Perhaps they watched the Oliver Stone flick “Wall Street” one too many times and thought of it more as a road map than a cautionary tale.

Maybe it suddenly became like a scene from “Sparticus.”

“I’m Gordon Gecko.”

“I’m Gordon Gecko.”

“I’m Gordon Gecko.”

We all would have been much better off if they’d just bought a tub of lard and slicked their hair back with a pitchfork so they LOOKED like Gordon Gecko. But no dice. They wanted to BE Gordon Gecko.

And Gecko, well, has a lot of stuff. Lives life on the edge. Ladies man, too.

Hmmm ... maybe that’s it.

Is it possible these bankers were trying to make up for not getting the girl in high school?

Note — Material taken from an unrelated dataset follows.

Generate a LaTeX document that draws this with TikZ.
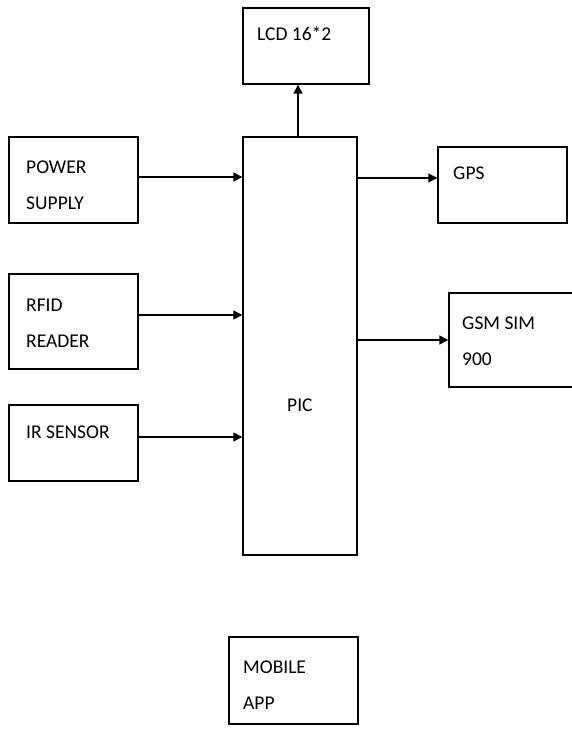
\documentclass[tikz,border=0pt]{standalone}
\usepackage{fontspec}
\setmainfont{Carlito}
\usetikzlibrary{arrows.meta}
\begin{document}
\begin{tikzpicture}[x=1pt,y=-1pt,
  blk/.style={draw=black,line width=1.4pt,inner sep=0pt,minimum width=#1},
  lbl/.style={anchor=base west,inner sep=0pt,font=\fontsize{19.5}{23}\selectfont,text=black},
  arr/.style={line width=1.4pt,-{Triangle[length=9pt,width=9pt]}}]
\clip (0,0) rectangle (572,730);
\fill[white] (0,0) rectangle (572,730);
% boxes
\node[blk=126pt,minimum height=76pt] (lcd) at (306,46) {};
\node[blk=114pt,minimum height=418pt] (pic) at (300,346) {};
\node[blk=129pt,minimum height=86pt] (pwr) at (73.5,180) {};
\node[blk=129pt,minimum height=95pt] (rfid) at (73.5,321.5) {};
\node[blk=129pt,minimum height=76pt] (ir) at (73.5,443) {};
\node[blk=129pt,minimum height=76pt] (gps) at (502.5,185) {};
\node[blk=132pt,minimum height=94pt] (gsm) at (515,340) {};
\node[blk=129pt,minimum height=87pt] (app) at (293.5,680.5) {};
% labels
\node[lbl] (tlcd) at (257,41) {LCD 16*2};
\node[lbl] (tpwr1) at (26,174) {POWER};
\node[lbl] (tpwr2) at (26,209) {SUPPLY};
\node[lbl] (tgps) at (453,179) {GPS};
\node[lbl] (trfid1) at (26,311) {RFID};
\node[lbl] (trfid2) at (26,347) {READER};
\node[lbl] (tgsm1) at (462,329) {GSM SIM};
\node[lbl] (tgsm2) at (462,365) {900};
\node[lbl] (tir) at (26,438) {IR SENSOR};
\node[lbl] (tpic) at (287,411) {PIC};
\node[lbl] (tapp1) at (243,673) {MOBILE};
\node[lbl] (tapp2) at (243,709) {APP};
% connectors
\draw[arr] (pic.north -| 298,0) -- (lcd.south -| 298,0);
\draw[arr] (pwr.east |- 0,177) -- (pic.west |- 0,177);
\draw[arr] (rfid.east |- 0,315) -- (pic.west |- 0,315);
\draw[arr] (ir.east |- 0,437) -- (pic.west |- 0,437);
\draw[arr] (pic.east |- 0,178) -- (gps.west |- 0,178);
\draw[arr] (pic.east |- 0,340) -- (gsm.west |- 0,340);
\end{tikzpicture}
\end{document}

Is that why they decided to play fast and loose with the loans and the accounting?

Are we paying now because the head cheerleader laughed and ran away back then?

Geesh!

Nothing like a little rejection to drive these guys to overcompensate by spending like they’re starring in their own Bravo reality show. “Real Jerks of Corporate America” anyone?

“You didn’t want me when I had acne and weighed 90 pounds? Well, how do you like these gold-encrusted apples?”

I don’t suppose these bankers are going to end up behind bars for their irresponsible behavior.

But can we at least force them to listen to Huey Lewis and the News?